Fighting GM puts the squeeze on striking workers

(SOUNDBITE) (English) FRANK LEE, STRIKING UNITED AUTO WORKERS/GM EMPLOYEE, SAYING:

"The struggle was real before, now the struggle is uncontrollable."

United Auto Worker Frank Lee is feeling the financial pressure after two-weeks on strike against General Motors, walking the picket line in Bowling Green, Kentucky.

Lee is not alone. He's one of 48,000 hourly workers taking part in the longest nationwide strike against GM in nearly half a century.

The single dad who came from a family of union workers, is supporting a visually-impaired teenage son and fighting off bill collectors.

He only just started getting his strike pay - $250 a week.

(SOUNDBITE) (English) FRANK LEE, STRIKING UNITED AUTO WORKERS/GM EMPLOYEE, SAYING:

"Today, I actually went into the negative. I had insurance that came out of my account automatically and before I could get a hold of them, so that actually put my bank account in the negative and so a friend of mine actually gave me a little to help me get that back even. Unfortunately by the time I got it back even they charged me enough overdraft fees that it kept me in the negative."

And there's no way to ease the cash crunch. Union regulations prohibit strikers from taking on an extra job. If they do - union benefits disappear.

GM and Union continued talks through Thursday.

The UAW rejected GM's latest proposal, saying it fell short on wages, healthcare and job security, as well as the treatment of temporary workers like Lee, who has been on the job for 3 years.
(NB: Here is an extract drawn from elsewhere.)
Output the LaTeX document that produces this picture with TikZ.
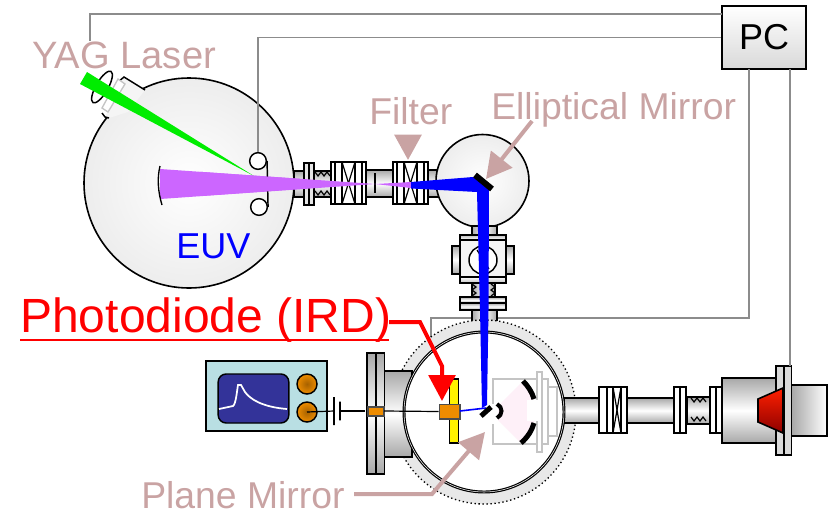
\documentclass[tikz,border=0pt]{standalone}
\usepackage{fontspec}
\setmainfont{Liberation Sans}
\usetikzlibrary{arrows.meta}
\definecolor{rose}{HTML}{C9A3A3}
\definecolor{tubegrey}{HTML}{A8A8A8}
\definecolor{wiregrey}{HTML}{8C8C8C}
\definecolor{paleline}{HTML}{C4C4C4}
\definecolor{amber}{HTML}{EE8C00}
\definecolor{scopeblue}{HTML}{B9DFE3}
\definecolor{screenblue}{HTML}{333399}
\definecolor{plum}{HTML}{CC66FF}
\begin{document}
\begin{tikzpicture}[x=0.75pt,y=-0.75pt,line join=miter,
		tube/.style={draw=black, line width=1.2pt, top color=tubegrey, bottom color=tubegrey, middle color=white},
		vtube/.style={draw=black, line width=1.2pt, left color=tubegrey, right color=tubegrey, middle color=white},
		plate/.style={draw=black, line width=1.2pt, fill=white},
		fine/.style={draw=black, line width=0.9pt},
		ghost/.style={draw=paleline, line width=1.5pt, fill=white},
		wire/.style={draw=wiregrey, line width=1.4pt},
		chamber/.style={circle, draw=black, line width=1.2pt, inner color=white, outer color=black!7, inner sep=0pt, minimum size=#1*0.75pt},
		lbl/.style={text=rose, inner sep=0pt, anchor=base west, font=\fontsize{28}{30}\selectfont},
		callout/.style={draw=rose, line width=3pt, -{Triangle[length=19pt,width=20pt,fill=rose]}},
		knob/.style={circle, draw=black, line width=1.1pt, inner color=amber!70!black, outer color=amber, inner sep=0pt, minimum size=15pt},
		amberbar/.style={draw=black!70, line width=1pt, fill=amber}]
	\useasboundingbox (0,0) rectangle (834,511);

	\node[draw=black, line width=1.4pt, top color=white, bottom color=black!15, minimum width=63pt, minimum height=47pt, inner sep=0pt, font=\fontsize{27}{30}\selectfont] (pc) at (764,37.5) {PC};
	\coordinate (pca) at (722,14);
	\coordinate (pcb) at (749,69);
	\coordinate (pcc) at (790,69);
	\coordinate (yagend) at (90,41);
	\coordinate (irdend) at (431,395);
	\coordinate (detend) at (790,366);
	\draw[wire] (pca) -| (yagend);
	\draw[wire] (pcb) |- (470,318) -| (irdend);

	\draw[tube] (294,171) rectangle (304,197);
	\draw[tube] (314,171) rectangle (331,197);
	\draw[tube] (366,170) rectangle (393,197);
	\draw[tube] (428,170) rectangle (442,197);
	\draw[fine] (375,173) -- (375,193);
	\foreach \fx in {304,309} \draw[plate, fill=black!10] (\fx,163) rectangle +(5,42);
	\foreach \zy in {172,191} \draw[fine] (315,\zy) -- ++(3,4) -- ++(3,-4) -- ++(3,4) -- ++(3,-4) -- ++(3,4);
	\foreach \vx in {331,393} {
		\draw[plate] (\vx,162) rectangle +(35,42);
		\foreach \dx in {4,11,24,31} \draw[fine] (\vx+\dx,162) -- (\vx+\dx,204);
		\draw[fine] (\vx+11,162) -- (\vx+24,204);
		\draw[fine] (\vx+24,162) -- (\vx+11,204);
	}

	\node[chamber=210] (yagchamber) at (189,183) {};
	\fill[black!4] (124,77) -- (145,90) -- (128,112) -- (109,118) -- (105,117) -- cycle;
	\draw[line width=1.1pt] (145,90) -- (124,77) -- (118,82);
	\draw[line width=1.1pt] (102,113) -- (105,117) -- (109,118);
	\draw[line width=1.1pt, rotate around={-30:(102,87)}] (102,87) ellipse (6 and 18);
	\draw[ghost, line width=1pt, fill=white] (118,79) -- (125,84) -- (108,112) -- (102,108) -- cycle;
	\node[chamber=93] (mirrorchamber) at (482.5,181) {};

	\draw[vtube] (472,226) rectangle (497,235);
	\draw[vtube] (472,283) rectangle (495,297);
	\draw[vtube] (472,310) rectangle (497,335);
	\foreach \zx in {472,491} \draw[fine] (\zx,284) -- ++(4,3) -- ++(-4,3) -- ++(4,3) -- ++(-4,3);
	\draw[tube] (452,246) rectangle (460,274);
	\draw[tube] (506,246) rectangle (514,274);
	\draw[plate, fill=black!4] (460,235) rectangle (506,283);
	\draw[plate, top color=black!25, bottom color=white] (460,235) rectangle (506,240);
	\draw[plate, top color=white, bottom color=black!25] (460,277) rectangle (506,283);
	\node[circle, draw=black, line width=1.1pt, fill=white, minimum size=21pt, inner sep=0pt] (crossview) at (483,260) {};
	\draw[fine] (477,250) -- (489,269);
	\draw[tube] (460,297) rectangle (506,303);
	\draw[tube] (460,303) rectangle (506,310);

	\node[circle, draw=black, dotted, line width=1pt, fill=black!9, minimum size=138pt, inner sep=0pt] (ring) at (484,412) {};
	\draw[tube] (384,371) rectangle (412,457);
	\foreach \fx in {367,376} \draw[tube] (\fx,353) rectangle +(8.5,121);
	\draw[tube] (564,398) rectangle (600,423);
	\draw[tube] (627,398) rectangle (674,423);
	\draw[tube] (687,397) rectangle (710,424);
	\foreach \zy in {398,417} \draw[fine] (691,\zy) -- ++(3,4) -- ++(3,-4) -- ++(3,4) -- ++(3,-4) -- ++(3,4);
	\draw[plate] (599,387) rectangle (627,433);
	\foreach \vx in {607,613,621} \draw[fine] (\vx,387) -- (\vx,433);
	\draw[fine] (613,387) -- (621,433);
	\draw[fine] (621,387) -- (613,433);
	\foreach \fx in {674,680,710,716} \draw[plate] (\fx,387) rectangle +(6,46);
	\draw[tube] (722,378) rectangle (776,443);
	\draw[draw=black, line width=1.2pt, left color=black!35, right color=white] (791,385) rectangle (827,436);
	\foreach \fx in {776,784} \draw[plate, fill=black!15] (\fx,366) rectangle +(7.5,89);
	\draw[draw=black, line width=1.2pt, top color=red!75!orange, bottom color=red!55!black] (758,399) -- (783,388) -- (783,433) -- (758,422) -- cycle;
	\draw[wire] (pcc) -- (detend);

	\node[circle, draw=black, line width=2.2pt, fill=white, minimum size=120pt, inner sep=0pt] (mainchamber) at (484,412) {};
	\draw[white, line width=0.4pt] (484,412) circle (80);
	\draw[ghost] (493,379) rectangle (537,444);
	\draw[ghost] (542,379) rectangle (548,444);
	\draw[ghost] (548,387) rectangle (557,436);
	\draw[ghost] (537,372) rectangle (542,452);
	\fill[magenta!6] (498,406) -- (523,381) .. controls (532,390) and (536,401) .. (535,411) .. controls (536,421) and (532,432) .. (521,443) -- (498,420) -- cycle;
	\fill[white] (527,400) rectangle (538,421);
	\fill[white] (490,404) rectangle (498,424);
	\draw[line width=3.8pt] (523,381) .. controls (528,386) and (532,392) .. (534,399);
	\draw[line width=3.8pt] (534,423) .. controls (532,430) and (528,437) .. (521,443);
	\draw[line width=3pt] (497,404) .. controls (503,407) and (503,415) .. (497,418);

	\node[draw=black, line width=1.2pt, fill=yellow, minimum width=7pt, minimum height=48pt, inner sep=0pt] (sensor) at (454,411) {};
	\draw[amberbar] (368,407) rectangle (384,416);
	\node[amberbar, minimum width=15.5pt, minimum height=11pt, inner sep=0pt] (diode) at (449.5,411.5) {};
	\draw[fine] (384,411) -- (diode.west);

	\node[draw=black, line width=1.1pt, fill=scopeblue, minimum width=90.75pt, minimum height=52.5pt, inner sep=0pt] (scope) at (266.5,396) {};
	\node[draw=black, line width=1.1pt, fill=screenblue, rounded corners=6pt, minimum width=53pt, minimum height=36.75pt, inner sep=0pt] (screen) at (253.5,398.5) {};
	\draw[white, line width=1.3pt] (219,409) -- (233,406) .. controls (236,404) and (237,390) .. (238,385) -- (241,385) -- (245,392) .. controls (250,399) and (262,407) .. (287,409);
	\node[knob] (knoba) at (307,384) {};
	\node[knob] (knobb) at (307,412) {};
	\node[draw=black, line width=1.4pt, minimum height=21pt, minimum width=0pt, inner sep=0pt] (capa) at (334,411) {};
	\node[draw=black, line width=1.4pt, minimum height=14pt, minimum width=0pt, inner sep=0pt] (capb) at (340,411) {};
	\coordinate (lead) at (365,411);
	\draw[fine] (knobb.center) -- (capa);
	\draw[fine] (capb) -- (lead);

	\fill[plum] (160,169) -- (375,184) -- (411,182) -- (411,188) -- (375,184) -- (160,199) -- cycle;
	\draw[line width=1pt] (160,166) .. controls (157,178) and (158,192) .. (162,205);
	\fill[green!93!black] (87,72) -- (80,84) -- (254,176) -- cycle;
	\node[circle, draw=black, line width=1.1pt, fill=white, minimum size=12.5pt, inner sep=0pt] (wheela) at (258,161) {};
	\node[circle, draw=black, line width=1.1pt, fill=white, minimum size=12.5pt, inner sep=0pt] (wheelb) at (259,207) {};
	\draw[line width=1.1pt] (wheela.east) -- (wheelb.east);
	\draw[wire] (pc.west) -| (wheela.north);
	\fill[plum] (200,171.8) -- (300,178.8) -- (300,189) -- (200,196) -- cycle;

	\fill[blue] (411,182) -- (473,177) -- (489,188) -- (488.5,310) -- (487,405) -- (482,408) -- (480,310) -- (477,192) -- (411,188.5) -- cycle;
	\draw[blue, line width=1.2pt] (460,411) -- (486,408);
	\draw[line width=4.5pt] (475,175) -- (492,189);
	\draw[line width=3.8pt] (481,416) -- (491,407);

	\node[lbl, font=\fontsize{28.6}{30}\selectfont] (yag) at (32,68) {YAG Laser};
	\node[lbl] (filter) at (369,124) {Filter};
	\node[lbl] (elliptical) at (491,119) {Elliptical Mirror};
	\node[lbl] (plane) at (141,508) {Plane Mirror};
	\node[text=blue, inner sep=0pt, anchor=base west, font=\fontsize{27}{30}\selectfont] (euv) at (176,258) {EUV};
	\node[text=red, inner sep=0pt, anchor=base west, font=\fontsize{36}{40}\selectfont] (ird) at (20,332) {Photodiode (IRD)};
	\coordinate (filtertip) at (408,160);
	\coordinate (elliptip) at (486,179);
	\coordinate (planetip) at (485,432);
	\coordinate (irdtip) at (442,401);
	\draw[callout, shorten <=12pt] (408,125) -- (filtertip);
	\draw[callout] (532,121) -- (elliptip);
	\draw[callout] (354,494) -- (432,494) -- (planetip);
	\draw[red, line width=1.6pt] (20,340) -- (389,340);
	\draw[draw=red, line width=3pt, -{Triangle[length=19.5pt,width=20pt,fill=red]}] (389,322) -- (420,322) -- (442,366) -- (irdtip);
\end{tikzpicture}
\end{document}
(SOUNDBITE) (English) FRANK LEE, STRIKING UNITED AUTO WORKERS/GM EMPLOYEE, SAYING:

"I'd like to be able to have the same benefits as my brothers and sisters have that I work across from. They get bonuses. They get profit sharing."

And permanent workers also get better pay - twice the average hourly rate of temp workers - along with paid time off.

GM wants to increase the use of lower-paid temp workers to fill-in daily gaps on the production line left by absentee employees to keep labor costs down.

The stand-off isn't just hurting workers. Analysts estimate GM is losing a $1 billion each day of the strike.

At home, Lee is unsympathetic.

(SOUNDBITE) (English) FRANK LEE, STRIKING UNITED AUTO WORKERS/GM EMPLOYEE, SAYING:

"When you look at the company as a whole, they keep getting richer, yet they don't even want to give back what we gave up from the get-go to help them stay alive back in 2008 during the financial crisis."

Lee says he's not just fighting for himself, but also for his son, who joined him on the picket line, just like Lee did with his father when he was a kid.